===== DATASET SECTION =====

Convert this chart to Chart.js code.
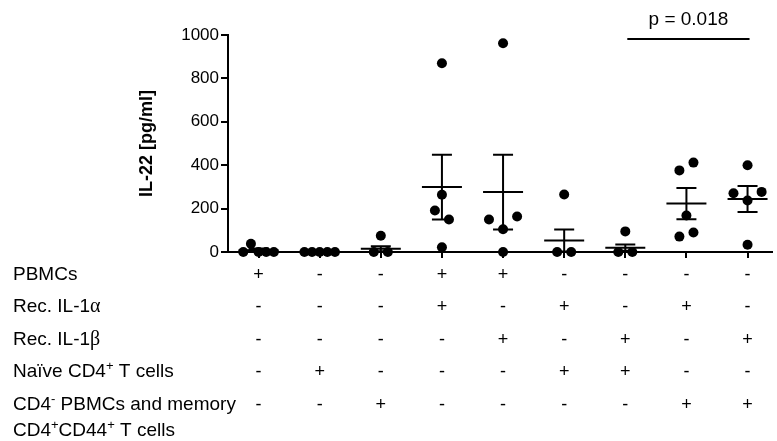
<!DOCTYPE html>
<html>
<head>
<meta charset="utf-8">
<script src="https://cdn.jsdelivr.net/npm/chart.js@4/dist/chart.umd.min.js"></script>
<style>
  body { margin: 0; background: #fff; }
</style>
</head>
<body>
<canvas id="il22Chart" width="777" height="441"></canvas>
<script>
// grupos (columnas) 1..9
const grupos = [1, 2, 3, 4, 5, 6, 7, 8, 9];

// valores individuales IL-22 [pg/ml], en orden de izquierda a derecha
const puntos = [
  [0, 38, 0, 0, 0],
  [0, 0, 0, 0, 0],
  [0, 75, 0],
  [870, 264, 191, 150, 22],
  [962, 150, 105, 164, 0],
  [265, 0, 0],
  [95, 0, 0],
  [376, 412, 168, 71, 90],
  [400, 271, 237, 277, 33]
];

// media y SEM
const medias = [8, 0, 15, 299, 276, 53, 20, 223, 244];
const sems = [8, 0, 12, 149, 172, 51, 14, 72, 60];

const yTicks = [0, 200, 400, 600, 800, 1000];
const yTickLabels = ['0', '200', '400', '600', '800', '1000'];

// tabla de condiciones
const filas = [
  [['PBMCs']],
  [['Rec. IL-1'], ['\u03b1', 'greek']],
  [['Rec. IL-1'], ['\u03b2', 'greek']],
  [['Na\u00efve CD4'], ['+', 'sup'], [' T cells']],
  [['CD4'], ['-', 'sup'], [' PBMCs and memory']],
  [['CD4'], ['+', 'sup'], ['CD44'], ['+', 'sup'], [' T cells']]
];
const signos = [
  ['+', '-', '-', '+', '+', '-', '-', '-', '-'],
  ['-', '-', '-', '+', '-', '+', '-', '+', '-'],
  ['-', '-', '-', '-', '+', '-', '+', '-', '+'],
  ['-', '+', '-', '-', '-', '+', '+', '-', '-'],
  ['-', '-', '+', '-', '-', '-', '-', '+', '+']
];

const comparacion = { desde: 7, hasta: 9, texto: 'p = 0.018', y: 982 };

const sans = '"Liberation Sans", Arial, sans-serif';

// reparte horizontalmente los puntos con valores parecidos
const rowGap = 48, dotStep = 0.23, maxSpan = 0.5;
function repartir(vals) {
  const idx = vals.map((v, i) => i).sort((a, b) => vals[a] - vals[b]);
  const rows = [];
  let last = null;
  idx.forEach(i => {
    if (last === null || vals[i] - vals[last] > rowGap) rows.push([]);
    rows[rows.length - 1].push(i);
    last = i;
  });
  const off = [];
  rows.forEach(r => {
    r.sort((a, b) => a - b);
    const step = r.length > 1 ? Math.min(dotStep, maxSpan / (r.length - 1)) : 0;
    r.forEach((i, k) => { off[i] = (k - (r.length - 1) / 2) * step; });
  });
  return off;
}

const datos = [];
puntos.forEach((vals, g) => {
  const off = repartir(vals);
  vals.forEach((v, i) => datos.push({ x: grupos[g] + off[i], y: v }));
});

const extras = {
  id: 'extras',
  afterDatasetsDraw(chart) {
    const ctx = chart.ctx, x = chart.scales.x, y = chart.scales.y;
    ctx.save();
    ctx.strokeStyle = '#000';
    ctx.lineWidth = 2;
    // media +/- SEM
    grupos.forEach((g, i) => {
      const cx = x.getPixelForValue(g);
      const ym = y.getPixelForValue(medias[i]);
      const yt = y.getPixelForValue(medias[i] + sems[i]);
      const yb = y.getPixelForValue(Math.max(0, medias[i] - sems[i]));
      ctx.beginPath();
      ctx.moveTo(cx - 20, ym); ctx.lineTo(cx + 20, ym);
      ctx.moveTo(cx, yt); ctx.lineTo(cx, yb);
      ctx.moveTo(cx - 10, yt); ctx.lineTo(cx + 10, yt);
      ctx.moveTo(cx - 10, yb); ctx.lineTo(cx + 10, yb);
      ctx.stroke();
    });
    // barra de significancia
    const x1 = x.getPixelForValue(comparacion.desde) + 2;
    const x2 = x.getPixelForValue(comparacion.hasta) + 2;
    const yl = y.getPixelForValue(comparacion.y);
    ctx.beginPath();
    ctx.moveTo(x1, yl); ctx.lineTo(x2, yl);
    ctx.stroke();
    ctx.fillStyle = '#000';
    ctx.font = '19px ' + sans;
    ctx.textAlign = 'center';
    ctx.fillText(comparacion.texto, (x1 + x2) / 2, yl - 14);
    ctx.restore();
  },
  afterDraw(chart) {
    const ctx = chart.ctx, x = chart.scales.x;
    ctx.save();
    ctx.fillStyle = '#000';
    const base0 = 279.5, paso = 32.5;
    filas.forEach((partes, r) => {
      const base = r < 5 ? base0 + r * paso : base0 + 4 * paso + 26;
      let px = 13;
      ctx.textAlign = 'left';
      partes.forEach(([t, tipo]) => {
        if (tipo === 'sup') ctx.font = '13px ' + sans;
        else if (tipo === 'greek') ctx.font = '20px "Liberation Serif", serif';
        else ctx.font = '19px ' + sans;
        ctx.fillText(t, px, tipo === 'sup' ? base - 7 : base);
        px += ctx.measureText(t).width;
      });
      if (signos[r]) {
        ctx.font = '18px ' + sans;
        ctx.textAlign = 'center';
        signos[r].forEach((s, g) => ctx.fillText(s, x.getPixelForValue(grupos[g]), base));
      }
    });
    ctx.restore();
  }
};

const ctx = document.getElementById('il22Chart').getContext('2d');
new Chart(ctx, {
  type: 'scatter',
  data: {
    datasets: [{
      data: datos,
      backgroundColor: '#000',
      borderWidth: 0,
      pointRadius: 5,
      clip: false
    }]
  },
  options: {
    responsive: false,
    animation: false,
    events: [],
    layout: { padding: { top: 35, bottom: 183, left: 0, right: 0 } },
    plugins: { legend: { display: false }, tooltip: { enabled: false } },
    scales: {
      x: {
        type: 'linear',
        min: 0.5,
        max: 9.4,
        ticks: { display: false },
        grid: { drawOnChartArea: false, tickLength: 6, color: '#000', lineWidth: 2 },
        border: { color: '#000', width: 2 },
        afterBuildTicks: s => { s.ticks = grupos.map(g => ({ value: g })); },
        afterFit: s => { s.height = 6; }
      },
      y: {
        min: 0,
        max: 1000,
        ticks: {
          color: '#000',
          padding: 2,
          font: { size: 17, family: sans },
          callback: (v) => yTickLabels[yTicks.indexOf(v)]
        },
        grid: { drawOnChartArea: false, tickLength: 7, color: '#000', lineWidth: 2 },
        border: { color: '#000', width: 2 },
        title: {
          display: true,
          text: 'IL-22 [pg/ml]',
          color: '#000',
          font: { size: 18, weight: 'bold', family: sans },
          padding: { top: 136, bottom: 0 }
        },
        afterBuildTicks: s => { s.ticks = yTicks.map(v => ({ value: v })); },
        afterFit: s => { s.width = 228; }
      }
    }
  },
  plugins: [extras]
});
</script>
</body>
</html>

=====

Leave the pictures out and reproduce exactly the lines from the top of the listing above through the line with "const grupos = [1, 2, 3, 4, 5, 6, 7, 8, 9];".

Convert this chart to Chart.js code.
<!DOCTYPE html>
<html>
<head>
<meta charset="utf-8">
<script src="https://cdn.jsdelivr.net/npm/chart.js@4/dist/chart.umd.min.js"></script>
<style>
  body { margin: 0; background: #fff; }
</style>
</head>
<body>
<canvas id="il22Chart" width="777" height="441"></canvas>
<script>
// grupos (columnas) 1..9
const grupos = [1, 2, 3, 4, 5, 6, 7, 8, 9];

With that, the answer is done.